#### EXERCISE AIM:
Retype exactly the lines from the first one through the line with "658, 720, 766]", including both ends; skip any pictures.

#### INFORMATION PROVIDED:
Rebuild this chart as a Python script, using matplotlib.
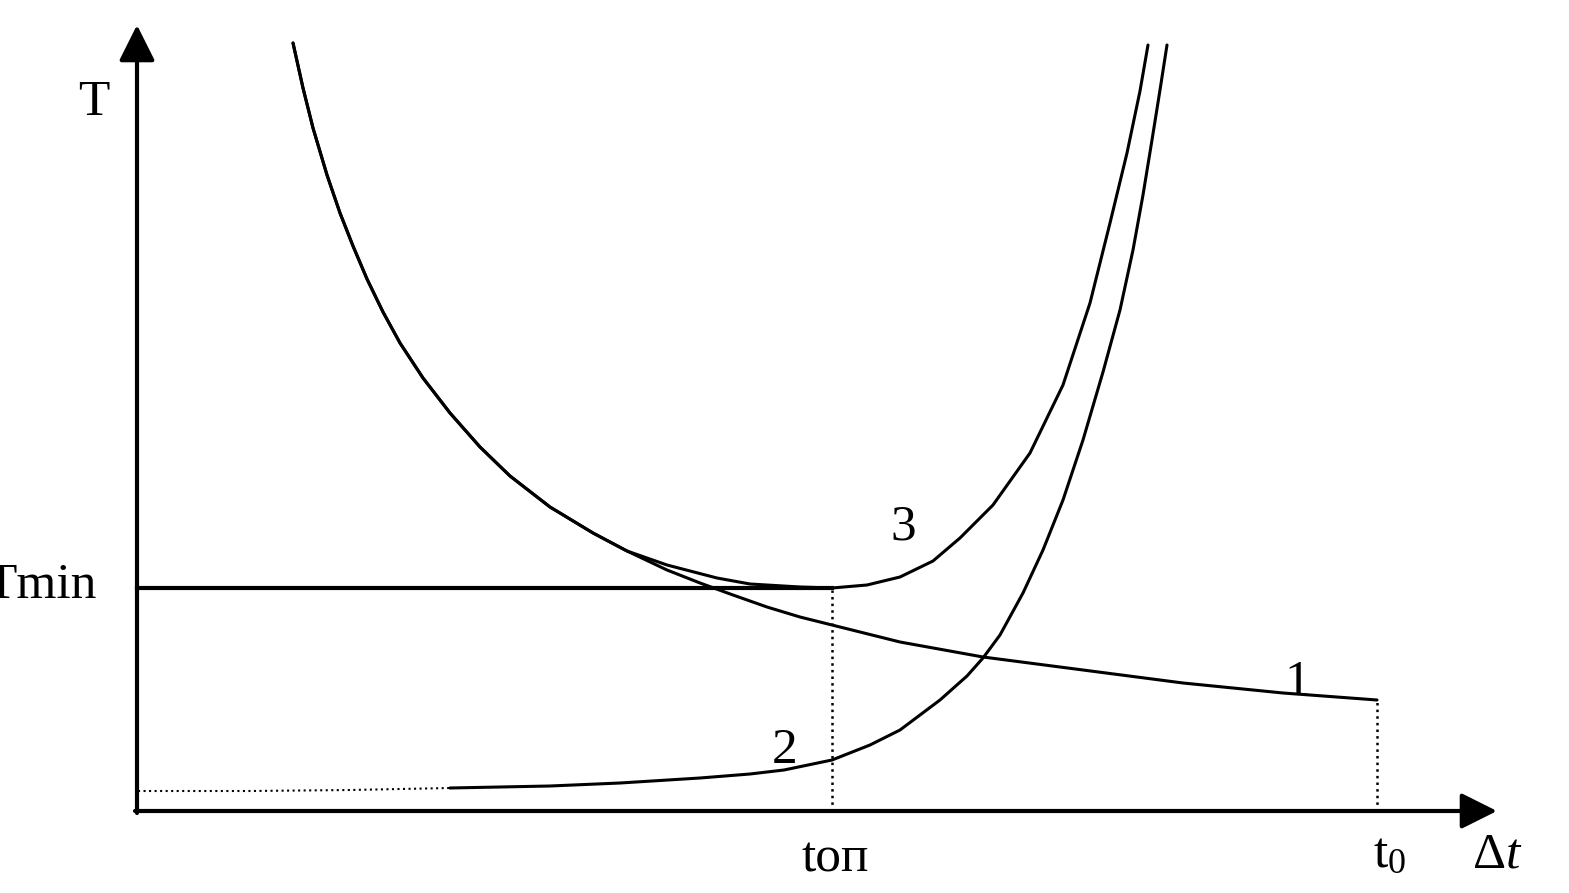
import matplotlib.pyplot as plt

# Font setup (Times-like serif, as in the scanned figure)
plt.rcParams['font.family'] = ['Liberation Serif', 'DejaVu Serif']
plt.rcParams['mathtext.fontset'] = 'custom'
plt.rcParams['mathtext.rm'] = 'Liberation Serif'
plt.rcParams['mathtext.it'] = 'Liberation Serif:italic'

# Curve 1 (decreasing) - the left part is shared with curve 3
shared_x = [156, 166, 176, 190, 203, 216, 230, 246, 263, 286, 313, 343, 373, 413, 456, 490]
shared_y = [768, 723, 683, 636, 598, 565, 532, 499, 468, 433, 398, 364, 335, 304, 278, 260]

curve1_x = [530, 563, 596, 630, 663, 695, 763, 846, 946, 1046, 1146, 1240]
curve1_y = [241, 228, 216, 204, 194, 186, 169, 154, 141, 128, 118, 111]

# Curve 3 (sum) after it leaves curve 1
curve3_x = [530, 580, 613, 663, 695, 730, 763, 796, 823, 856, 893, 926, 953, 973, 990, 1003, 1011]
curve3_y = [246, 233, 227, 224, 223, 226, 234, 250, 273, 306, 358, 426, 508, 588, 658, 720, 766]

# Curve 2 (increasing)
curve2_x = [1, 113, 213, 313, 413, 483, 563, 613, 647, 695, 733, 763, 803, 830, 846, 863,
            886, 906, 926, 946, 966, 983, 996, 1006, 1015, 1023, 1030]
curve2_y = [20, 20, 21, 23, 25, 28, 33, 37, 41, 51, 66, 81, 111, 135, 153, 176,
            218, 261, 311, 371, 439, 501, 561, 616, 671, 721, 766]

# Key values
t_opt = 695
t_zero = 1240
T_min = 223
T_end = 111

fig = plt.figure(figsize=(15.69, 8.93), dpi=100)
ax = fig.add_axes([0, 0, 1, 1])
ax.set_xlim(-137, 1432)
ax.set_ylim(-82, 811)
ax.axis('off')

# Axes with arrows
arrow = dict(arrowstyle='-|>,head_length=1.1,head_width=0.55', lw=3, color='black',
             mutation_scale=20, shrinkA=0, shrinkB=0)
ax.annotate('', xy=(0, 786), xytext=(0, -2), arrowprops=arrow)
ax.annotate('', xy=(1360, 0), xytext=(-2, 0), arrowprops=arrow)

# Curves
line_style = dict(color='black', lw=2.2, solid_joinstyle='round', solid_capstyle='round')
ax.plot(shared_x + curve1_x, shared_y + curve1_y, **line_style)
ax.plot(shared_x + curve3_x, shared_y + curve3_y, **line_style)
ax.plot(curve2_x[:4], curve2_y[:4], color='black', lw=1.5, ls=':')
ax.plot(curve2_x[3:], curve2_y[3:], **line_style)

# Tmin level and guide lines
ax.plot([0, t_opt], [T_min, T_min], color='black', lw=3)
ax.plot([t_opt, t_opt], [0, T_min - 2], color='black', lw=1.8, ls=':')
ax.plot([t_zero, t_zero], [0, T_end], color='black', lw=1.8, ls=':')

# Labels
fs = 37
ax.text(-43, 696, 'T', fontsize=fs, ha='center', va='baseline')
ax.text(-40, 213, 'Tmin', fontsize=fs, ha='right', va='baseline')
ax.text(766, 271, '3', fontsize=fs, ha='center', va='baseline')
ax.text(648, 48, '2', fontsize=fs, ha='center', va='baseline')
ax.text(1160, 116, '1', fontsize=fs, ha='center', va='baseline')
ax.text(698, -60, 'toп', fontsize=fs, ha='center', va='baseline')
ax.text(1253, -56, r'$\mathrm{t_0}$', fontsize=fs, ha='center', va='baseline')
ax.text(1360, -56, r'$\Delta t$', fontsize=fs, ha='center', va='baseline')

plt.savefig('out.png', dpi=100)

#### SOLUTION:
Rebuild this chart as a Python script, using matplotlib.
import matplotlib.pyplot as plt

# Font setup (Times-like serif, as in the scanned figure)
plt.rcParams['font.family'] = ['Liberation Serif', 'DejaVu Serif']
plt.rcParams['mathtext.fontset'] = 'custom'
plt.rcParams['mathtext.rm'] = 'Liberation Serif'
plt.rcParams['mathtext.it'] = 'Liberation Serif:italic'

# Curve 1 (decreasing) - the left part is shared with curve 3
shared_x = [156, 166, 176, 190, 203, 216, 230, 246, 263, 286, 313, 343, 373, 413, 456, 490]
shared_y = [768, 723, 683, 636, 598, 565, 532, 499, 468, 433, 398, 364, 335, 304, 278, 260]

curve1_x = [530, 563, 596, 630, 663, 695, 763, 846, 946, 1046, 1146, 1240]
curve1_y = [241, 228, 216, 204, 194, 186, 169, 154, 141, 128, 118, 111]

# Curve 3 (sum) after it leaves curve 1
curve3_x = [530, 580, 613, 663, 695, 730, 763, 796, 823, 856, 893, 926, 953, 973, 990, 1003, 1011]
curve3_y = [246, 233, 227, 224, 223, 226, 234, 250, 273, 306, 358, 426, 508, 588, 658, 720, 766]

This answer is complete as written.